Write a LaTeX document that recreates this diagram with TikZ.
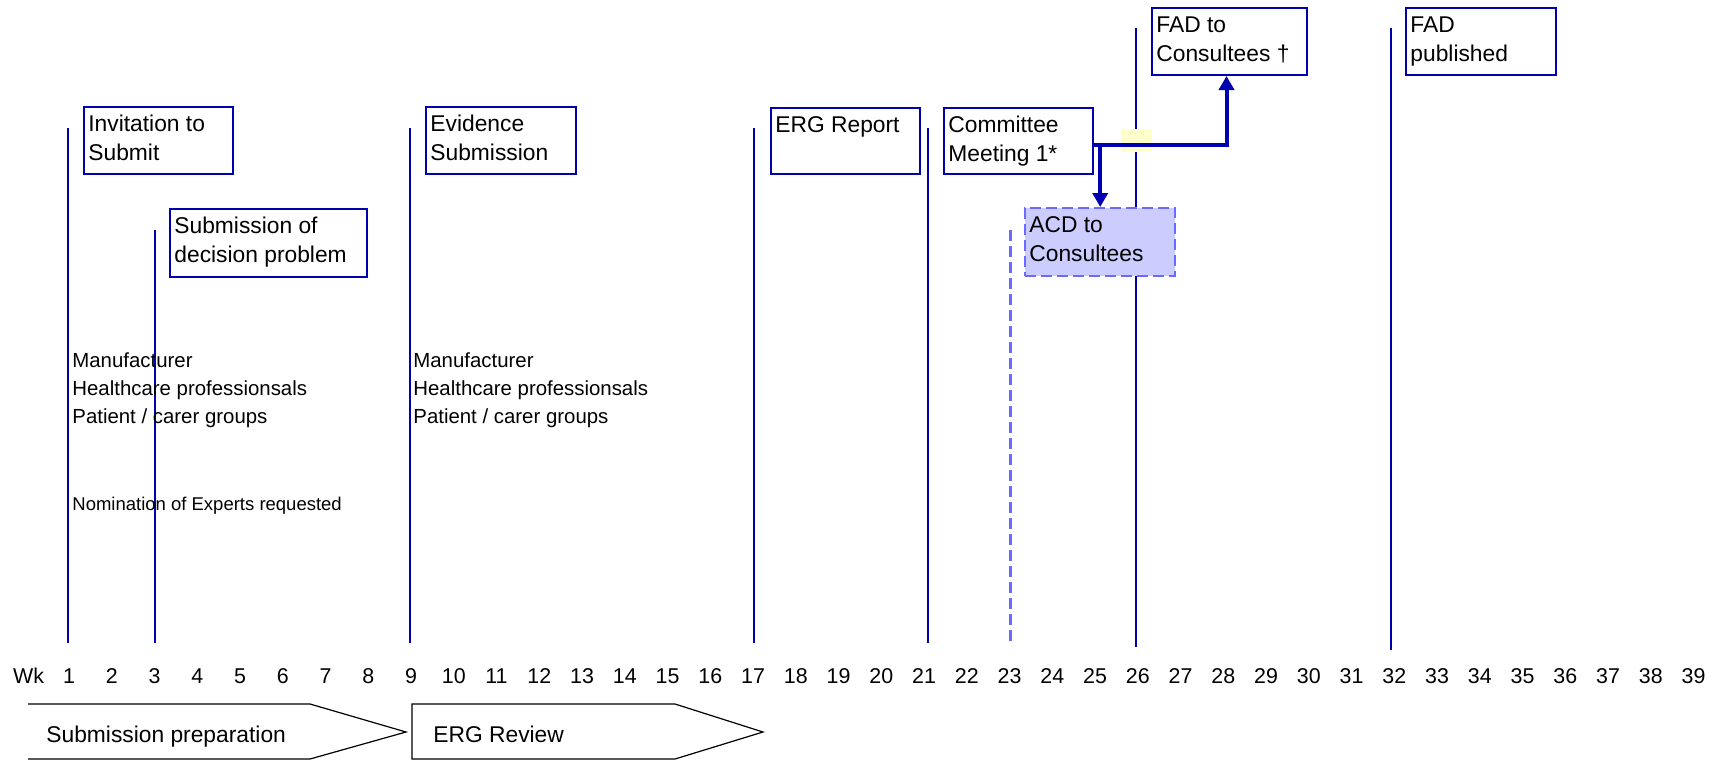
\documentclass[tikz,border=0pt]{standalone}
\usepackage{fontspec}
\setmainfont{Liberation Sans}
\usetikzlibrary{arrows.meta,calc}
\definecolor{navy}{HTML}{0000B0}
\definecolor{acdfill}{HTML}{CCCCFF}
\definecolor{acdline}{HTML}{6A6AFF}
\definecolor{hilite}{HTML}{FFFFCC}
\begin{document}
\begin{tikzpicture}[x=0.5pt,y=-0.5pt,
  evbox/.style={draw=navy, line width=1pt, fill=white, inner sep=0pt, anchor=north west},
  acdbox/.style={draw=acdline, line width=1.2pt, dash pattern=on 5.5pt off 2.5pt, fill=acdfill, inner sep=0pt, anchor=north west},
  boxtxt/.style={anchor=north west, inner sep=0pt, align=left, font=\fontsize{11.4}{14.5}\selectfont},
  stktxt/.style={anchor=north west, inner sep=0pt, align=left, font=\fontsize{10.2}{14}\selectfont},
  wklab/.style={anchor=base, inner sep=0pt, font=\fontsize{10.7}{13}\selectfont},
  bottxt/.style={anchor=base west, inner sep=0pt, font=\fontsize{11.4}{14}\selectfont},
  wkline/.style={draw=navy, line width=1pt},
  dashline/.style={draw=acdline, line width=1.5pt, dash pattern=on 5.5pt off 2.5pt},
  arrowln/.style={draw=navy, line width=2pt, -{Triangle[length=7pt,width=7.5pt]}},
  chev/.style={draw=black, line width=0.6pt, line join=miter}
]
\useasboundingbox (0,0) rectangle (1720,761);

% timeline markers
\draw[wkline] (68,128) -- (68,643);
\draw[wkline] (155,230) -- (155,643);
\draw[wkline] (410,128) -- (410,643);
\draw[wkline] (754,128) -- (754,643);
\draw[wkline] (928,128) -- (928,643);
\draw[dashline] (1010,230) -- (1010,645);
\draw[wkline] (1136,28) -- (1136,647);
\draw[wkline] (1391,28) -- (1391,650);

% event boxes
\node[evbox, minimum width=74.5pt, minimum height=33.5pt] (inv) at (83,106) {};
\node[boxtxt] (invt) at ($(inv.north west)+(5,9)$) {Invitation to\\Submit};
\node[evbox, minimum width=98.5pt, minimum height=34pt] (sdp) at (169,208) {};
\node[boxtxt] (sdpt) at ($(sdp.north west)+(5,9)$) {Submission of\\decision problem};
\node[evbox, minimum width=75pt, minimum height=33.5pt] (evid) at (425,106) {};
\node[boxtxt] (evidt) at ($(evid.north west)+(5,9)$) {Evidence\\Submission};
\node[evbox, minimum width=74.5pt, minimum height=33pt] (erg) at (770,107) {};
\node[boxtxt] (ergt) at ($(erg.north west)+(5,9)$) {ERG Report};
\node[evbox, minimum width=74.5pt, minimum height=33pt] (cm) at (943,107) {};
\node[boxtxt] (cmt) at ($(cm.north west)+(5,9)$) {Committee\\Meeting 1*};
\node[evbox, minimum width=77.5pt, minimum height=33.5pt] (fadc) at (1151,7) {};
\node[boxtxt] (fadct) at ($(fadc.north west)+(5,9)$) {FAD to\\Consultees †};
\node[evbox, minimum width=75pt, minimum height=33.5pt] (fadp) at (1405,7) {};
\node[boxtxt] (fadpt) at ($(fadp.north west)+(5,9)$) {FAD\\published};
\node[acdbox, minimum width=75pt, minimum height=34pt] (acd) at (1024,207) {};
\node[boxtxt] (acdt) at ($(acd.north west)+(5,9)$) {ACD to\\Consultees};

% highlight and connectors
\fill[hilite] (1121,129) rectangle (1152,152);
\coordinate (cmout) at ($(cm.east)+(0,4)$);
\coordinate (fadin) at ($(fadc.south)+(-3,0)$);
\draw[arrowln] (cmout) -| (fadin);
\draw[arrowln] (acd.north |- cmout) -- (acd.north);

% stakeholder texts
\node[stktxt] (stk1) at (72,352) {Manufacturer\\Healthcare professionsals\\Patient / carer groups};
\node[stktxt] (stk2) at (413,352) {Manufacturer\\Healthcare professionsals\\Patient / carer groups};
\node[anchor=base west, inner sep=0pt, font=\fontsize{9.25}{11}\selectfont] (nom) at (72,510) {Nomination of Experts requested};

% week labels
\node[wklab] (wk) at (28.5,683) {Wk};
\foreach \n in {1,...,39} {
  \node[wklab] (wk\n) at ({69+(\n-1)*42.75},683) {\n};
}

% phases
\draw[chev] (28,704) -- (310,704) -- (406,732) -- (310,759) -- (28,759);
\node[bottxt] (prep) at (46,742) {Submission preparation};
\draw[chev] (412,704) -- (675,704) -- (763,732) -- (675,759) -- (412,759) -- cycle;
\node[bottxt] (ergrev) at (433,742) {ERG Review};
\end{tikzpicture}
\end{document}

__Short task__
Reproduce every line exactly and omit all pictures.

__Written solution__
Write a LaTeX document that recreates this diagram with TikZ.
\documentclass[tikz,border=0pt]{standalone}
\usepackage{fontspec}
\setmainfont{Liberation Sans}
\usetikzlibrary{arrows.meta,calc}
\definecolor{navy}{HTML}{0000B0}
\definecolor{acdfill}{HTML}{CCCCFF}
\definecolor{acdline}{HTML}{6A6AFF}
\definecolor{hilite}{HTML}{FFFFCC}
\begin{document}
\begin{tikzpicture}[x=0.5pt,y=-0.5pt,
  evbox/.style={draw=navy, line width=1pt, fill=white, inner sep=0pt, anchor=north west},
  acdbox/.style={draw=acdline, line width=1.2pt, dash pattern=on 5.5pt off 2.5pt, fill=acdfill, inner sep=0pt, anchor=north west},
  boxtxt/.style={anchor=north west, inner sep=0pt, align=left, font=\fontsize{11.4}{14.5}\selectfont},
  stktxt/.style={anchor=north west, inner sep=0pt, align=left, font=\fontsize{10.2}{14}\selectfont},
  wklab/.style={anchor=base, inner sep=0pt, font=\fontsize{10.7}{13}\selectfont},
  bottxt/.style={anchor=base west, inner sep=0pt, font=\fontsize{11.4}{14}\selectfont},
  wkline/.style={draw=navy, line width=1pt},
  dashline/.style={draw=acdline, line width=1.5pt, dash pattern=on 5.5pt off 2.5pt},
  arrowln/.style={draw=navy, line width=2pt, -{Triangle[length=7pt,width=7.5pt]}},
  chev/.style={draw=black, line width=0.6pt, line join=miter}
]
\useasboundingbox (0,0) rectangle (1720,761);

% timeline markers
\draw[wkline] (68,128) -- (68,643);
\draw[wkline] (155,230) -- (155,643);
\draw[wkline] (410,128) -- (410,643);
\draw[wkline] (754,128) -- (754,643);
\draw[wkline] (928,128) -- (928,643);
\draw[dashline] (1010,230) -- (1010,645);
\draw[wkline] (1136,28) -- (1136,647);
\draw[wkline] (1391,28) -- (1391,650);

% event boxes
\node[evbox, minimum width=74.5pt, minimum height=33.5pt] (inv) at (83,106) {};
\node[boxtxt] (invt) at ($(inv.north west)+(5,9)$) {Invitation to\\Submit};
\node[evbox, minimum width=98.5pt, minimum height=34pt] (sdp) at (169,208) {};
\node[boxtxt] (sdpt) at ($(sdp.north west)+(5,9)$) {Submission of\\decision problem};
\node[evbox, minimum width=75pt, minimum height=33.5pt] (evid) at (425,106) {};
\node[boxtxt] (evidt) at ($(evid.north west)+(5,9)$) {Evidence\\Submission};
\node[evbox, minimum width=74.5pt, minimum height=33pt] (erg) at (770,107) {};
\node[boxtxt] (ergt) at ($(erg.north west)+(5,9)$) {ERG Report};
\node[evbox, minimum width=74.5pt, minimum height=33pt] (cm) at (943,107) {};
\node[boxtxt] (cmt) at ($(cm.north west)+(5,9)$) {Committee\\Meeting 1*};
\node[evbox, minimum width=77.5pt, minimum height=33.5pt] (fadc) at (1151,7) {};
\node[boxtxt] (fadct) at ($(fadc.north west)+(5,9)$) {FAD to\\Consultees †};
\node[evbox, minimum width=75pt, minimum height=33.5pt] (fadp) at (1405,7) {};
\node[boxtxt] (fadpt) at ($(fadp.north west)+(5,9)$) {FAD\\published};
\node[acdbox, minimum width=75pt, minimum height=34pt] (acd) at (1024,207) {};
\node[boxtxt] (acdt) at ($(acd.north west)+(5,9)$) {ACD to\\Consultees};

% highlight and connectors
\fill[hilite] (1121,129) rectangle (1152,152);
\coordinate (cmout) at ($(cm.east)+(0,4)$);
\coordinate (fadin) at ($(fadc.south)+(-3,0)$);
\draw[arrowln] (cmout) -| (fadin);
\draw[arrowln] (acd.north |- cmout) -- (acd.north);

% stakeholder texts
\node[stktxt] (stk1) at (72,352) {Manufacturer\\Healthcare professionsals\\Patient / carer groups};
\node[stktxt] (stk2) at (413,352) {Manufacturer\\Healthcare professionsals\\Patient / carer groups};
\node[anchor=base west, inner sep=0pt, font=\fontsize{9.25}{11}\selectfont] (nom) at (72,510) {Nomination of Experts requested};

% week labels
\node[wklab] (wk) at (28.5,683) {Wk};
\foreach \n in {1,...,39} {
  \node[wklab] (wk\n) at ({69+(\n-1)*42.75},683) {\n};
}

% phases
\draw[chev] (28,704) -- (310,704) -- (406,732) -- (310,759) -- (28,759);
\node[bottxt] (prep) at (46,742) {Submission preparation};
\draw[chev] (412,704) -- (675,704) -- (763,732) -- (675,759) -- (412,759) -- cycle;
\node[bottxt] (ergrev) at (433,742) {ERG Review};
\end{tikzpicture}
\end{document}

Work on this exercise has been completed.